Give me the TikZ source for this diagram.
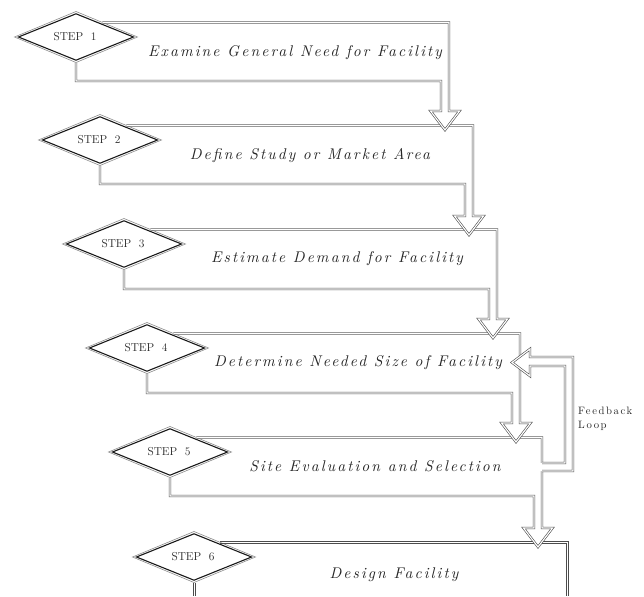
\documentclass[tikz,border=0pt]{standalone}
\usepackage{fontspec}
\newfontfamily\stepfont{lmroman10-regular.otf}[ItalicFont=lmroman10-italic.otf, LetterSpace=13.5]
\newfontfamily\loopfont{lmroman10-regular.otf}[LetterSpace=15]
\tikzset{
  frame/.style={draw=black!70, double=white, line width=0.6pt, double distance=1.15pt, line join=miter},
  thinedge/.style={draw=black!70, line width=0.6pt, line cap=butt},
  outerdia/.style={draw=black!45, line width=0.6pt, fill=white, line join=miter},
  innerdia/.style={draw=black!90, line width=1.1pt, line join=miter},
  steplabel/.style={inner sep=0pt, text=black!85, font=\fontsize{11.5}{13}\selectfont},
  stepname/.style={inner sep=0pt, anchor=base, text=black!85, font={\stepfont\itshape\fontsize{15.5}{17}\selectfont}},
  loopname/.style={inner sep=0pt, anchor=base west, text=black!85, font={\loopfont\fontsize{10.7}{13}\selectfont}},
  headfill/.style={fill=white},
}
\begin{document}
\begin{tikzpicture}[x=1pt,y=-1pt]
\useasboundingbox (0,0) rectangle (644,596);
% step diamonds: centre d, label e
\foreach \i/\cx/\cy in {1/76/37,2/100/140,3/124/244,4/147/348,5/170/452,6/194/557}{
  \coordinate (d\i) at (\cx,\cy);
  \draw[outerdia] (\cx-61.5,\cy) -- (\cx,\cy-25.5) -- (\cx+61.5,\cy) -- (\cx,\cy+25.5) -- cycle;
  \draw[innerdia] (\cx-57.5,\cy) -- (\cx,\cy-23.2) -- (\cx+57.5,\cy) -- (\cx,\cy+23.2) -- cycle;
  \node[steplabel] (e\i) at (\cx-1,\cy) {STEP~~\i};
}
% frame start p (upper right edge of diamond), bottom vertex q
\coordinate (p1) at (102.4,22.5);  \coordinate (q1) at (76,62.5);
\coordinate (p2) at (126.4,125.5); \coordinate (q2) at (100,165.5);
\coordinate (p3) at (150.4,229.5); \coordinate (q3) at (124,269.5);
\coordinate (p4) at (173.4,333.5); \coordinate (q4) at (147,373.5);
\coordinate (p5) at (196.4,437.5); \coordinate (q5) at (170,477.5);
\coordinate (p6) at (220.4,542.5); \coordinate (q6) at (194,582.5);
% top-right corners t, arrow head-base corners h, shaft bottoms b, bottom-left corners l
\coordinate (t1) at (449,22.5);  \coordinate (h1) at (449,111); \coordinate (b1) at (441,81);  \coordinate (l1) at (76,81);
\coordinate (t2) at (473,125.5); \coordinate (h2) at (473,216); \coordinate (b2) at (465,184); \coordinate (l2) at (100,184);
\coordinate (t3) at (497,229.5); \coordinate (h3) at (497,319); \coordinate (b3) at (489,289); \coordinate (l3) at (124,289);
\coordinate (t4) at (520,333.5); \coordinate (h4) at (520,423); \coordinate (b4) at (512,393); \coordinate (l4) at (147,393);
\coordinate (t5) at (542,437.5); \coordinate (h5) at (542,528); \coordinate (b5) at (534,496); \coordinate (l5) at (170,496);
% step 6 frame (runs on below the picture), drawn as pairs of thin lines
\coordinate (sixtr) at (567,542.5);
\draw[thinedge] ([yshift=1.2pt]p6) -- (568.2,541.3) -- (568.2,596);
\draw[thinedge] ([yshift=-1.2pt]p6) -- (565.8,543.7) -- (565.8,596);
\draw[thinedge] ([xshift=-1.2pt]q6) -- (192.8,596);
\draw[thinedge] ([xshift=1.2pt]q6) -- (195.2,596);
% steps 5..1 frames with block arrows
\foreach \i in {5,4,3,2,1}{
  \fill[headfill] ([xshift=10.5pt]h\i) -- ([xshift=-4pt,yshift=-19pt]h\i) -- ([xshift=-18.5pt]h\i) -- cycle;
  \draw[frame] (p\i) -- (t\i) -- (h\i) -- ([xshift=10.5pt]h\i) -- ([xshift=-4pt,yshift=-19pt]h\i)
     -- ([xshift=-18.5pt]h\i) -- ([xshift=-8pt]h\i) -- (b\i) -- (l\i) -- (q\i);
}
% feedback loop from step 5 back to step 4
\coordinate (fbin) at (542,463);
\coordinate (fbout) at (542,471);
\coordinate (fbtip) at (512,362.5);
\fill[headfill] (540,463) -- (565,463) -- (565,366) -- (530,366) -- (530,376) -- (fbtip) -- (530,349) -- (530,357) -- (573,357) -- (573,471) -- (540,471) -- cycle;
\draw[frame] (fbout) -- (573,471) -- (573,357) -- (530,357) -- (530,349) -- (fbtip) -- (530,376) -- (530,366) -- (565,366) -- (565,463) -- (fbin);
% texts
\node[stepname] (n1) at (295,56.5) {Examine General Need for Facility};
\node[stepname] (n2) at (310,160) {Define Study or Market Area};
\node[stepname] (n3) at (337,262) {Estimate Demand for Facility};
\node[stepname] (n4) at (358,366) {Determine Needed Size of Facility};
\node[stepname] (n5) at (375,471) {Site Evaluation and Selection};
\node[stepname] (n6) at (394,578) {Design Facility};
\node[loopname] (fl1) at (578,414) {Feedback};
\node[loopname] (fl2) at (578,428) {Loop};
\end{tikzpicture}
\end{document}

◇ ◇ ◇ ◇ ◇

» Instruction: Using the material above, set down every line exactly, but skip the pictures.

» Output below:
Give me the TikZ source for this diagram.
\documentclass[tikz,border=0pt]{standalone}
\usepackage{fontspec}
\newfontfamily\stepfont{lmroman10-regular.otf}[ItalicFont=lmroman10-italic.otf, LetterSpace=13.5]
\newfontfamily\loopfont{lmroman10-regular.otf}[LetterSpace=15]
\tikzset{
  frame/.style={draw=black!70, double=white, line width=0.6pt, double distance=1.15pt, line join=miter},
  thinedge/.style={draw=black!70, line width=0.6pt, line cap=butt},
  outerdia/.style={draw=black!45, line width=0.6pt, fill=white, line join=miter},
  innerdia/.style={draw=black!90, line width=1.1pt, line join=miter},
  steplabel/.style={inner sep=0pt, text=black!85, font=\fontsize{11.5}{13}\selectfont},
  stepname/.style={inner sep=0pt, anchor=base, text=black!85, font={\stepfont\itshape\fontsize{15.5}{17}\selectfont}},
  loopname/.style={inner sep=0pt, anchor=base west, text=black!85, font={\loopfont\fontsize{10.7}{13}\selectfont}},
  headfill/.style={fill=white},
}
\begin{document}
\begin{tikzpicture}[x=1pt,y=-1pt]
\useasboundingbox (0,0) rectangle (644,596);
% step diamonds: centre d, label e
\foreach \i/\cx/\cy in {1/76/37,2/100/140,3/124/244,4/147/348,5/170/452,6/194/557}{
  \coordinate (d\i) at (\cx,\cy);
  \draw[outerdia] (\cx-61.5,\cy) -- (\cx,\cy-25.5) -- (\cx+61.5,\cy) -- (\cx,\cy+25.5) -- cycle;
  \draw[innerdia] (\cx-57.5,\cy) -- (\cx,\cy-23.2) -- (\cx+57.5,\cy) -- (\cx,\cy+23.2) -- cycle;
  \node[steplabel] (e\i) at (\cx-1,\cy) {STEP~~\i};
}
% frame start p (upper right edge of diamond), bottom vertex q
\coordinate (p1) at (102.4,22.5);  \coordinate (q1) at (76,62.5);
\coordinate (p2) at (126.4,125.5); \coordinate (q2) at (100,165.5);
\coordinate (p3) at (150.4,229.5); \coordinate (q3) at (124,269.5);
\coordinate (p4) at (173.4,333.5); \coordinate (q4) at (147,373.5);
\coordinate (p5) at (196.4,437.5); \coordinate (q5) at (170,477.5);
\coordinate (p6) at (220.4,542.5); \coordinate (q6) at (194,582.5);
% top-right corners t, arrow head-base corners h, shaft bottoms b, bottom-left corners l
\coordinate (t1) at (449,22.5);  \coordinate (h1) at (449,111); \coordinate (b1) at (441,81);  \coordinate (l1) at (76,81);
\coordinate (t2) at (473,125.5); \coordinate (h2) at (473,216); \coordinate (b2) at (465,184); \coordinate (l2) at (100,184);
\coordinate (t3) at (497,229.5); \coordinate (h3) at (497,319); \coordinate (b3) at (489,289); \coordinate (l3) at (124,289);
\coordinate (t4) at (520,333.5); \coordinate (h4) at (520,423); \coordinate (b4) at (512,393); \coordinate (l4) at (147,393);
\coordinate (t5) at (542,437.5); \coordinate (h5) at (542,528); \coordinate (b5) at (534,496); \coordinate (l5) at (170,496);
% step 6 frame (runs on below the picture), drawn as pairs of thin lines
\coordinate (sixtr) at (567,542.5);
\draw[thinedge] ([yshift=1.2pt]p6) -- (568.2,541.3) -- (568.2,596);
\draw[thinedge] ([yshift=-1.2pt]p6) -- (565.8,543.7) -- (565.8,596);
\draw[thinedge] ([xshift=-1.2pt]q6) -- (192.8,596);
\draw[thinedge] ([xshift=1.2pt]q6) -- (195.2,596);
% steps 5..1 frames with block arrows
\foreach \i in {5,4,3,2,1}{
  \fill[headfill] ([xshift=10.5pt]h\i) -- ([xshift=-4pt,yshift=-19pt]h\i) -- ([xshift=-18.5pt]h\i) -- cycle;
  \draw[frame] (p\i) -- (t\i) -- (h\i) -- ([xshift=10.5pt]h\i) -- ([xshift=-4pt,yshift=-19pt]h\i)
     -- ([xshift=-18.5pt]h\i) -- ([xshift=-8pt]h\i) -- (b\i) -- (l\i) -- (q\i);
}
% feedback loop from step 5 back to step 4
\coordinate (fbin) at (542,463);
\coordinate (fbout) at (542,471);
\coordinate (fbtip) at (512,362.5);
\fill[headfill] (540,463) -- (565,463) -- (565,366) -- (530,366) -- (530,376) -- (fbtip) -- (530,349) -- (530,357) -- (573,357) -- (573,471) -- (540,471) -- cycle;
\draw[frame] (fbout) -- (573,471) -- (573,357) -- (530,357) -- (530,349) -- (fbtip) -- (530,376) -- (530,366) -- (565,366) -- (565,463) -- (fbin);
% texts
\node[stepname] (n1) at (295,56.5) {Examine General Need for Facility};
\node[stepname] (n2) at (310,160) {Define Study or Market Area};
\node[stepname] (n3) at (337,262) {Estimate Demand for Facility};
\node[stepname] (n4) at (358,366) {Determine Needed Size of Facility};
\node[stepname] (n5) at (375,471) {Site Evaluation and Selection};
\node[stepname] (n6) at (394,578) {Design Facility};
\node[loopname] (fl1) at (578,414) {Feedback};
\node[loopname] (fl2) at (578,428) {Loop};
\end{tikzpicture}
\end{document}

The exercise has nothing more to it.